Susan Elizabeth: Ha ha. I drink Yellow Tail Merlot, and I actually don’t smoke anymore. They used to be Parlament Lights.

Stoli: How have you matured as a musician and person since your first album, ‘Let Yourself Fall’?

Susan Elizabeth: Wow, I’ve certainly matured in 10 years.   I’ve experienced more in life, for one thing. I got married, got divorced, got engaged, broke it off, lost friends, made friends.   I took some songwriting classes, so I definitely matured there. I realized the importance of the “hook”, which I think every songwriter should study and consider in their writing.

Stoli: If I was to look at your Ipod what musicians would I find on there?

Susan Elizabeth: Mmm, Imogen Heap, Butch Walker, Madonna, The Beatles for sure, Jason Mraz, John Mayer, and Katy Perry.

Stoli: How have you used the Internet to reach new fans all over the world & push the new album?

Susan Elizabeth: Well, since the album is only being digitally released, I’ve been focusing on getting press on the Internet for the album.   The more people read about it while they’re on the Internet, the more they might be inclined to open up iTunes and buy the album.   I’ve also joined organizations like Sonicbids and Broadjam to be aware of opportunities that are out there for my music.

Stoli: Your songwriting is very real and personal. How much of your private life would you say that you put out there in your lyrics?

Susan Elizabeth: All of it.   It’s all true, all real, all me.   You could ask me about any song, and there’s a story behind it.

Stoli: How long were you working on your new album and who did you call in to collaborate with?

Susan Elizabeth: It took me about a year to record and mix it.   As I mentioned before, Dave Bunting was my engineer and he had a lot of input for the album.   But most of the instruments were played by me, and the songwriting is all me.

Stoli: You spend time in NY & Los Angeles. What are some of your favorite venues to play in those cities and do the listeners receive you differently?

Susan Elizabeth: I love Los Angeles for the environment, but I’ve never played there, though I’d like to.   I enjoy playing in Brooklyn, NY because my friends and fans are mostly here.   Manhattan was more for my band days, so playing local is nice.

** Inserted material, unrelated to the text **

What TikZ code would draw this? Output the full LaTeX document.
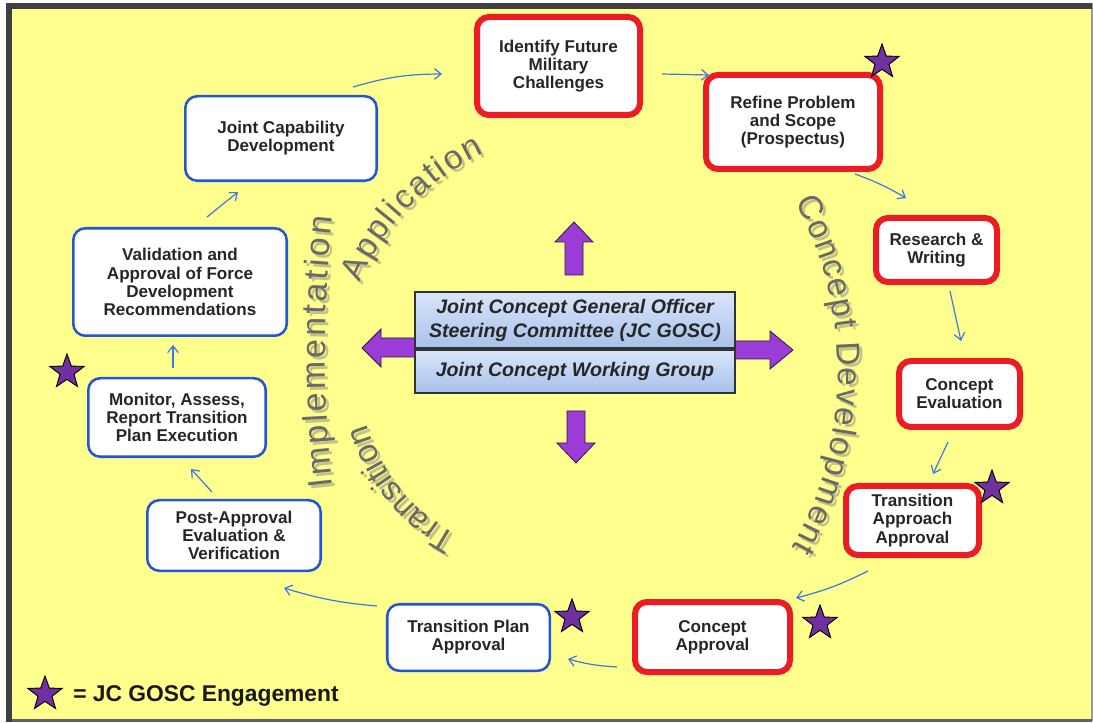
\documentclass[tikz,border=0pt]{standalone}
\usepackage{fontspec}
\setmainfont{Liberation Sans}
\usetikzlibrary{arrows.meta,shapes.geometric,calc,decorations.text}

\definecolor{panel}{RGB}{255,255,142}
\definecolor{framegray}{RGB}{64,64,64}
\definecolor{redline}{RGB}{236,28,36}
\definecolor{blueline}{RGB}{35,85,215}
\definecolor{flowblue}{RGB}{60,120,225}
\definecolor{violet}{RGB}{155,60,215}
\definecolor{arrowedge}{RGB}{45,25,70}
\definecolor{starfill}{RGB}{112,48,160}
\definecolor{boxtop}{RGB}{216,230,250}
\definecolor{boxbot}{RGB}{168,192,234}
\definecolor{arcgray}{RGB}{105,105,105}
\definecolor{arcshadow}{RGB}{196,196,130}

\tikzset{
  stepbox/.style={fill=white, rounded corners=9pt, align=center, inner sep=0pt,
    font=\bfseries\fontsize{12.8}{13.6}\selectfont, text=black!85},
  redbox/.style={stepbox, draw=redline, line width=4.5pt},
  bluebox/.style={stepbox, draw=blueline, line width=1.9pt},
  flow/.style={draw=flowblue, line width=0.9pt, -{Straight Barb[length=5pt,width=8pt]}},
  engstar/.style={star, star points=5, star point ratio=2.45, fill=starfill,
    draw=black, line width=0.7pt, minimum size=27pt, inner sep=0pt},
  blockarrow/.style={fill=violet, draw=arrowedge, line width=0.6pt, line join=miter},
  council/.style={draw=black!80, line width=1.2pt, top color=boxtop, bottom color=boxbot,
    minimum width=240pt, align=center, inner sep=0pt,
    font=\bfseries\itshape\fontsize{14.7}{18}\selectfont, text=black!85},
}

\begin{document}
\begin{tikzpicture}[x=0.75pt,y=0.75pt]
\useasboundingbox (0,0) rectangle (1093,-723);
\fill[white] (0,0) rectangle (1093,-723);

% yellow panel and its frame
\fill[panel] (9,-6) rectangle (1091,-720);
\draw[draw=black!40, line width=1.5pt] (1091.5,-3) -- (1091.5,-721);
\draw[draw=black!62, line width=2.25pt] (6,-720.5) -- (1092,-720.5);
\draw[draw=framegray, line width=4.5pt] (6,-6) -- (1092,-6);
\draw[draw=framegray, line width=4.5pt] (9,-3) -- (9,-722);

% phase labels along the cycle (soft shadow first, then the text)
\foreach \d/\col in {3/arcshadow, 0/arcgray}{
  \path[decorate, decoration={text along path, text align=fit to path, text color=\col,
      text={|\fontsize{25}{25}\selectfont|Concept Development}}]
    (475+\d,-372-\d) ++(28:363) arc[start angle=28, end angle=-29, radius=363];
  \path[decorate, decoration={text along path, text align=fit to path, text color=\col,
      text={|\fontsize{25}{25}\selectfont|Application}}]
    (590+\d,-380-\d) ++(157:250) arc[start angle=157, end angle=115, radius=250];
  \path[decorate, decoration={text along path, text align=fit to path, text color=\col,
      text={|\fontsize{25.5}{25.5}\selectfont|Implementation}}]
    (1525+\d,-352-\d) ++(186.46:1200) arc[start angle=186.46, end angle=173.54, radius=1200];
  \path[decorate, decoration={text along path, text align=fit to path, text color=\col,
      text={|\fontsize{25}{25}\selectfont|Transition}}]
    (542+\d,-374-\d) ++(242.4:182) arc[start angle=242.4, end angle=196, radius=182];
}

% purple arrows leaving the council boxes
\path[blockarrow] (565,-275) -- (565,-242) -- (555,-242) -- (574,-222) -- (593,-242) -- (583,-242) -- (583,-275) -- cycle;
\path[blockarrow] (567,-411) -- (567,-443) -- (557,-443) -- (576,-463) -- (595,-443) -- (585,-443) -- (585,-411) -- cycle;
\path[blockarrow] (418,-338) -- (381,-338) -- (381,-329) -- (362,-348) -- (381,-367) -- (381,-357) -- (418,-357) -- cycle;
\path[blockarrow] (732,-341) -- (770,-341) -- (770,-331) -- (793,-350) -- (770,-369) -- (770,-359) -- (732,-359) -- cycle;

% council boxes
\node[council, minimum height=42pt] (gosc) at (575,-320)
  {Joint Concept General Officer\\Steering Committee (JC GOSC)};
\node[council, minimum height=32.25pt] (jcwg) at (575,-371.5)
  {Joint Concept Working Group};

% concept development steps
\node[redbox, minimum width=122.25pt, minimum height=73.5pt] (ifm) at (558.5,-66)
  {Identify Future\\Military\\Challenges};
\node[redbox, minimum width=130.5pt, minimum height=70.5pt] (rps) at (793,-122)
  {Refine Problem\\and Scope\\(Prospectus)};
\node[redbox, minimum width=90.75pt, minimum height=48pt] (raw) at (936.5,-250)
  {Research \&\\Writing};
\node[redbox, minimum width=90.75pt, minimum height=49.5pt] (cev) at (959.5,-394)
  {Concept\\Evaluation};
\node[redbox, minimum width=99.75pt, minimum height=51.75pt] (taa) at (912.5,-520.5)
  {Transition\\Approach\\Approval};
\node[redbox, minimum width=116.25pt, minimum height=52.5pt] (cap) at (712.5,-637)
  {Concept\\Approval};

% transition, implementation and application steps
\node[bluebox, minimum width=121.9pt, minimum height=49.9pt] (tpa) at (468.5,-637.5)
  {Transition Plan\\Approval};
\node[bluebox, minimum width=130.1pt, minimum height=52.9pt] (pae) at (234,-535.5)
  {Post-Approval\\Evaluation \&\\Verification};
\node[bluebox, minimum width=133.1pt, minimum height=58.9pt] (mar) at (177,-417.5)
  {Monitor, Assess,\\Report Transition\\Plan Execution};
\node[bluebox, minimum width=160.1pt, minimum height=80.6pt] (vaf) at (180,-282)
  {Validation and\\Approval of Force\\Development\\Recommendations};
\node[bluebox, minimum width=143.6pt, minimum height=63.4pt] (jcd) at (281,-138.5)
  {Joint Capability\\Development};

% flow around the cycle
\draw[flow] ($(jcd)+(72,51.5)$) to[bend left=8] ($(ifm)+(-116.5,-8)$);
\draw[flow] ($(ifm)+(103.5,-8)$) to ($(rps)+(-84,47)$);
\draw[flow] ($(rps)+(62,-52)$) to[bend left=5] ($(raw)+(-30.5,52)$);
\draw[flow] ($(raw)+(13.5,-41)$) to ($(cev)+(1.5,53)$);
\draw[flow] ($(cev)+(-11.5,-48)$) to ($(taa)+(20.5,46.5)$);
\draw[flow] ($(taa)+(-44.5,-50.5)$) to[bend left=6] ($(cap)+(83.5,39)$);
\draw[flow] ($(cap)+(-95.5,-30)$) to[bend left=6] ($(tpa)+(99.5,-21.5)$);
\draw[flow] ($(tpa)+(-91.5,31.5)$) to[bend left=6] ($(pae)+(50,-52.5)$);
\draw[flow] ($(pae)+(-22,43.5)$) to ($(mar)+(14,-51.5)$);
\draw[flow] ($(mar)+(-4,49.5)$) to ($(vaf)+(-7,-63)$);
\draw[flow] ($(vaf)+(27,65)$) to ($(jcd)+(-43,-53.5)$);

% JC GOSC engagement marks
\node[engstar] (s1) at (882,-62) {};
\node[engstar] (s2) at (992,-488) {};
\node[engstar] (s3) at (820,-623) {};
\node[engstar] (s4) at (572,-617) {};
\node[engstar] (s5) at (67,-372) {};

% legend
\node[engstar] (key) at (45,-694) {};
\node[anchor=west, inner sep=0pt, font=\bfseries\fontsize{17.1}{20}\selectfont, text=black!90]
  (keytext) at (73,-696) {= JC GOSC Engagement};
\end{tikzpicture}
\end{document}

‘Wine & Cigartettes’ Audio Snippets:


Stoli: What kind of mind set & environment are you most comfortable to record & create music?

Susan Elizabeth: I have a second bedroom in my apartment that is a studio for me.   I write all the time, on post-its, receipts, my Blackberry.   To record, I have to be in my studio.   I’m comfortable working with Nuendo and Reason, and I HAVE to be alone.

Stoli: This country is having a huge problem with people losing their jobs. What role can music play to help people cope and escape the reality?

Susan Elizabeth: I think music, for me, is my soundtrack to life.   I am constantly playing music, listening for new bands, indie bands (like Rachael Sage and Sara Brenner), buying music like a lunatic on iTunes.   Music is the heart of things, and it can control your emotions.   I think people should find that one song, or songs, that inspire them to carry on and make something of the horrible state that the U.S. is in.

Stoli: What gets you most excited about your new album and releasing it?

Susan Elizabeth: I just love sharing music that I’ve written.   I’m proud of my work, and I hope that it affects others in some way, hopefully in a positive way.   I want people to listen and be inspired.

Stoli: You reference your transition to Buddhist values. What does that mean to you & does that come out in your music as well?

Susan Elizabeth: My Buddhist values come out in my lyrics through love.   That’s what Buddha preached, when you dig through all the scripture.   Love is at the center, and with a song like “All Comes Down,” the key factor is love.   That’s where it’s at.

Stoli: Does it bother you that major labels insist on marketing pop-bullshit artists
when the people want real musicians with authentic music like you?

Susan Elizabeth: Well the major labels aren’t what I focus on, to be honest.   They are making pop-bullshit artists.   But I don’t care.   People will start listening to “us”.   We’re ready to take on the world.   I think people will get bored with the cookie-cutter shit and eventually want to hear what’s real.  

Stoli: where can readers get more from Susan Elizabeth and what can we look forward to?

Susan Elizabeth: I have a blog, so potential fans can read about what I’m doing.   I’m actually working on my next album called “Both Ways.”   There will be songs about both women and men, so it’s meant to be pretty funny.   With a song like “I’m in love with your girlfriend,” people may react kind of strange to it, but I think it’ll perk up some ears.